=== Exercise requirements ===
Leaving the pictures out, print the lines from the first line of the listing through the line containing "Scan Line = 1", exactly as they read, and no others.

◆ ◆ ◆ ◆

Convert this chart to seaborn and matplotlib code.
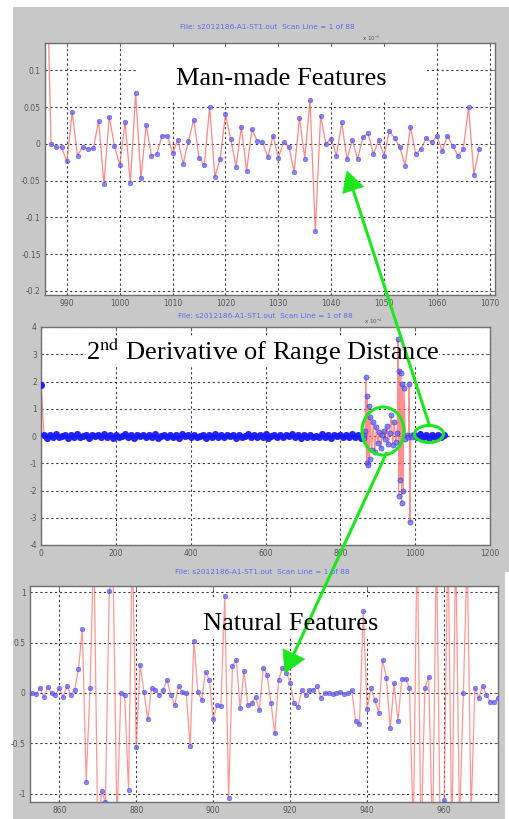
import numpy as np
import pandas as pd
import matplotlib
matplotlib.use("Agg")
import matplotlib.pyplot as plt
import seaborn as sns
from matplotlib.patches import Rectangle, Ellipse, Polygon

sns.set_theme(style="white")
plt.rcParams["font.family"] = ["DejaVu Sans"]
plt.rcParams["mathtext.fontset"] = "stix"

FILE_TITLE = "File: s2012186-A1-ST1.out  Scan Line = 1 of 88"

# ---------------- Panel 1 : man-made features ----------------
mm_x = list(range(986, 1069))
mm_y = [0.30, 0.000, -0.005, -0.005, -0.024,
        0.043, -0.016, -0.004, -0.007, -0.006,
        0.031, -0.055, 0.037, -0.003, -0.029,
        0.030, -0.053, 0.069, -0.047, 0.025,
        -0.016, -0.014, 0.011, 0.011, -0.012,
        0.005, -0.027, 0.004, 0.033, -0.019,
        -0.029, 0.050, -0.045, -0.020, 0.040,
        0.006, -0.031, 0.023, -0.037, 0.020,
        0.004, 0.003, -0.018, 0.011, -0.019,
        0.002, -0.004, -0.038, 0.035, -0.020,
        0.059, -0.119, 0.038, 0.000, 0.007,
        -0.016, 0.029, -0.021, 0.005, -0.021,
        0.009, 0.014, -0.014, 0.005, -0.016,
        0.017, 0.008, -0.005, -0.030, 0.023,
        -0.014, -0.007, 0.008, 0.002, 0.011,
        -0.010, 0.011, -0.003, -0.016, -0.007,
        0.050, -0.042, -0.007]
p1_xticks = [990, 1000, 1010, 1020, 1030, 1040, 1050, 1060, 1070]
p1_yticks = [-0.2, -0.15, -0.1, -0.05, 0, 0.05, 0.1]
p1_yticklabels = ["-0.2", "-0.15", "-0.1", "-0.05", "0", "0.05", "0.1"]

# ---------------- Panel 2 : 2nd derivative, whole scan line ----------------
rd_base_y = [
    1.87, 0.05, -0.06, 0.03, -0.02, 0.07, -0.05, 0.01, 0.04, -0.07,
    0.02, -0.03, 0.06, -0.04, 0.00, 0.05, -0.06, 0.03, -0.01, 0.04,
    -0.05, 0.06, -0.02, 0.02, -0.07, 0.05, -0.03, 0.01, 0.06, -0.04,
    0.03, -0.06, 0.02, -0.01, 0.05, -0.05, 0.04, -0.02, 0.07, -0.06,
    0.01, 0.03, -0.04, 0.05, -0.03, 0.02, -0.06, 0.06, -0.01, 0.03,
    -0.05, 0.04, -0.02, 0.01, 0.05, -0.07, 0.03, -0.03, 0.06, -0.04,
    0.02, -0.05, 0.04, -0.01, 0.03, -0.06, 0.05, -0.02, 0.00, 0.06,
    -0.04, 0.03, -0.05, 0.02, -0.03, 0.07, -0.06, 0.01, 0.04, -0.02,
    0.05, -0.05, 0.03, -0.01, 0.06, -0.04, 0.02, -0.07, 0.04, -0.03,
    0.05, -0.02, 0.01, -0.05, 0.06, -0.03, 0.03, -0.06, 0.04, -0.01,
    0.05, -0.04, 0.02, -0.05, 0.07, -0.03, 0.04, -0.06]
rd_base_step = 8
rd_spike_x = [862, 864, 866, 868, 870, 872, 874, 876, 878, 880, 884, 888, 892, 896,
              900, 904, 908, 912, 916, 920, 924, 928, 932, 936, 940, 944, 948, 952,
              954, 956, 958, 960, 962, 964, 966, 968, 970, 974, 978, 982, 984, 986,
              988, 992]
rd_spike_y = [0.05, -0.08, 0.2, 2.15, -1.0, 1.45, -1.08, 1.1, -0.85, 0.7,
              -0.5, 0.5, -0.6, 0.33, -0.26, 0.15, -0.44, 0.05, 0.2, -0.1,
              0.35, -0.3, 0.1, 0.77, -0.33, 0.5, -0.22, 0.1, 3.55, -2.2,
              2.4, -1.6, 2.3, -2.45, 1.9, -2.0, 1.75, -0.1, 0.05, -0.05,
              1.9, -3.15, 0.05, -0.03]
rd_tail_start = 996
rd_tail_y = [0.04, -0.05, 0.06, -0.03, 0.05, -0.06, 0.03, -0.04, 0.05, -0.02, 0.03]
p2_xticks = [0, 200, 400, 600, 800, 1000, 1200]
p2_yticks = [-4, -3, -2, -1, 0, 1, 2, 3, 4]

# ---------------- Panel 3 : natural features ----------------
nat_start = 853
nat_y = [0, -0.01, 0.05, -0.04, 0.06, 0, -0.02, 0.05, -0.04, 0.07,
         -0.02, 0.03, 0.24, 0.63, -0.88, 0.05, 1.5, -1.4, -0.97, -1.08,
         1.01, 1.2, -1.3, 0, -0.02, -0.96, 1.5, -0.54, 0.28, 0.01,
         -0.26, 0.05, 0.03, -0.02, 0.03, 0.13, -0.02,
         -0.12, 0.07, 0.01, 0, -0.53, 0.52, 0.01, -0.07, 0.21, 0.13,
         -0.26, -0.12, -0.13, 0.96, -1.04, 0.27, 0.33, -0.15, 0.22, -0.12,
         -0.10, -0.04, -0.17, 0.25, 0.18, -0.1, -0.40, 0.13, 0.25, 0.2,
         0.10, -0.10, -0.14, 0.03, -0.02, 0.03, 0.03, 0.07, -0.05, 0,
         0, -0.01,
         0.0, 0.01, -0.01, 0.0, 0.03, -0.28, -0.31, 0.81, -0.16, 0.05,
         -0.07, -0.2, 0.33, 0.15, -0.35, 0.10, -0.28, 0.14, 0.14, 0.05,
         -1.4, 1.6, -1.5, 0.05, 0.16, -1.5, 1.5, -1.4, -1.06, 1.6,
         -1.5, 1.5, -1.3, 0.0, 1.4, -1.2, 0.05, -0.05, 0.07, -0.02,
         -0.09, -0.09, -0.05]
p3_xticks = [860, 880, 900, 920, 940, 960]
p3_yticks = [-1, -0.5, 0, 0.5, 1]
p3_yticklabels = ["-1", "-0.5", "0", "0.5", "1"]

# ---------------- styling ----------------
W, H = 510, 819
RED = "#ff6a6a"
BLUE = "#6060f5"
BAND_BLUE = "#1818ff"
GREEN = "#1ee61e"
TITLE_BLUE = "#5b6ee8"

fig = plt.figure(figsize=(W / 100, H / 100), dpi=100, facecolor="white")
fig.patches.append(Rectangle((13 / W, 0), (W - 13) / W, (H - 7) / H, transform=fig.transFigure,
                             facecolor="#c8c8c8", edgecolor="none", zorder=-5))


def px_axes(left, top, right, bottom):
    return fig.add_axes([left / W, (H - bottom) / H, (right - left) / W, (bottom - top) / H])


def style(ax, xlim, ylim, xticks, yticks, ytl=None):
    ax.set_facecolor("white")
    ax.set_xlim(*xlim)
    ax.set_ylim(*ylim)
    ax.set_xticks(xticks)
    ax.set_yticks(yticks)
    ax.set_xticklabels([str(t) for t in xticks])
    ax.set_yticklabels(ytl if ytl else [str(t) for t in yticks])
    ax.set_axisbelow(True)
    ax.grid(True, color="#3a3a3a", linestyle=(0, (2.0, 2.4)), linewidth=0.8)
    ax.tick_params(direction="in", length=3, width=0.6, colors="#666666",
                   labelsize=5.5, pad=3, labelcolor="#555555",
                   top=True, right=True)
    for s in ax.spines.values():
        s.set_color("#707070")
        s.set_linewidth(1.0)
    ax.set_xlabel("")
    ax.set_ylabel("")


def white_box(ax, x0, y0, w, h):
    ax.add_patch(Rectangle((x0, y0), w, h, transform=ax.transAxes, facecolor="white",
                           edgecolor="none", zorder=1.2))


# Panel 1
ax1 = px_axes(45, 43, 495, 295)
df1 = pd.DataFrame({"x": mm_x, "y": mm_y})
sns.lineplot(data=df1, x="x", y="y", ax=ax1, color=RED, lw=0.9, alpha=0.8,
             estimator=None, sort=False, zorder=2)
sns.scatterplot(data=df1, x="x", y="y", ax=ax1, color=BLUE, s=12, alpha=0.75,
                linewidth=0.3, edgecolor="#3a3aee", zorder=3)
style(ax1, (985.85, 1071), (-0.2055, 0.137), p1_xticks, p1_yticks, p1_yticklabels)
white_box(ax1, 0.207, 0.774, 0.642, 0.210)

# Panel 2
ax2 = px_axes(41, 327, 490, 545)
base_x = list(np.arange(len(rd_base_y)) * rd_base_step)
tail_x = list(rd_tail_start + np.arange(len(rd_tail_y)) * rd_base_step)
df2 = pd.DataFrame({"x": base_x + rd_spike_x + tail_x,
                    "y": rd_base_y + rd_spike_y + rd_tail_y})
df2_band = pd.DataFrame({"x": base_x + tail_x, "y": rd_base_y + rd_tail_y})
df2_spk = pd.DataFrame({"x": rd_spike_x, "y": rd_spike_y})
sns.lineplot(data=df2, x="x", y="y", ax=ax2, color=RED, lw=0.9, alpha=0.75,
             estimator=None, sort=False, zorder=2)
sns.scatterplot(data=df2_band, x="x", y="y", ax=ax2, color=BAND_BLUE, s=26, alpha=0.95,
                linewidth=0, zorder=3)
sns.scatterplot(data=df2_spk, x="x", y="y", ax=ax2, color=BLUE, s=14, alpha=0.75,
                linewidth=0.4, edgecolor="#2020d0", zorder=3)
style(ax2, (0, 1200), (-4, 4), p2_xticks, p2_yticks)
white_box(ax2, 0.100, 0.826, 0.786, 0.128)

# Panel 3
ax3 = px_axes(30, 586, 498, 802)
nat_x = list(nat_start + np.arange(len(nat_y)))
df3 = pd.DataFrame({"x": nat_x, "y": nat_y})
sns.lineplot(data=df3, x="x", y="y", ax=ax3, color=RED, lw=0.9, alpha=0.7,
             estimator=None, sort=False, zorder=2)
sns.scatterplot(data=df3, x="x", y="y", ax=ax3, color=BLUE, s=12, alpha=0.75,
                linewidth=0.3, edgecolor="#3a3aee", zorder=3)
style(ax3, (852.4, 974), (-1.08, 1.06), p3_xticks, p3_yticks, p3_yticklabels)
white_box(ax3, 0.363, 0.759, 0.389, 0.176)

# white strip at lower right edge
fig.patches.append(Rectangle((505 / W, 0), 5 / W, (H - 572) / H, transform=fig.transFigure,
                             facecolor="white", edgecolor="none", zorder=-4))

# ---------------- overlay: titles, labels, annotations ----------------
ov = fig.add_axes([0, 0, 1, 1], zorder=20)
ov.set_xlim(0, W)
ov.set_ylim(H, 0)
ov.axis("off")
ov.patch.set_alpha(0)

for (tx, ty) in [(267, 27), (265, 316), (262, 572)]:
    ov.text(tx, ty, FILE_TITLE, color=TITLE_BLUE, fontsize=5.3, ha="center", va="center")
ov.text(371, 38, "x 10$^{-3}$", color="#555555", fontsize=4, ha="center", va="center")
ov.text(373, 321, "x 10$^{-4}$", color="#555555", fontsize=4, ha="center", va="center")

serif = ["Liberation Serif", "DejaVu Serif"]
ov.text(281.5, 85, "Man-made Features", family=serif, fontsize=19, ha="center",
        va="baseline", color="black")
ov.text(262.5, 360, r"2$^{\rm nd}$ Derivative of Range Distance", family=serif,
        fontsize=19, ha="center", va="baseline", color="black")
ov.text(290.5, 630, "Natural Features", family=serif, fontsize=19, ha="center",
        va="baseline", color="black")

ov.add_patch(Ellipse((383, 431), 42, 48, fill=False, edgecolor=GREEN, lw=2.2))
ov.add_patch(Ellipse((429, 434), 29, 17, fill=False, edgecolor=GREEN, lw=2.2))


def arrow(start, tip, head_len, half_w):
    s = np.array(start, float)
    t = np.array(tip, float)
    d = (t - s) / np.linalg.norm(t - s)
    p = np.array([-d[1], d[0]])
    base = t - head_len * d
    ov.plot([s[0], base[0]], [s[1], base[1]], color=GREEN, lw=2.2, solid_capstyle="butt")
    ov.add_patch(Polygon([t, base + half_w * p, base - half_w * p], closed=True,
                         facecolor=GREEN, edgecolor=GREEN, lw=0.5))


arrow((430, 427), (347, 171), 20, 11)
arrow((387, 452), (285, 673), 21, 12)

fig.savefig("out.png", dpi=100, facecolor="white")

◆ ◆ ◆ ◆

=== Result of the exercise ===
Convert this chart to seaborn and matplotlib code.
import numpy as np
import pandas as pd
import matplotlib
matplotlib.use("Agg")
import matplotlib.pyplot as plt
import seaborn as sns
from matplotlib.patches import Rectangle, Ellipse, Polygon

sns.set_theme(style="white")
plt.rcParams["font.family"] = ["DejaVu Sans"]
plt.rcParams["mathtext.fontset"] = "stix"

FILE_TITLE = "File: s2012186-A1-ST1.out  Scan Line = 1 of 88"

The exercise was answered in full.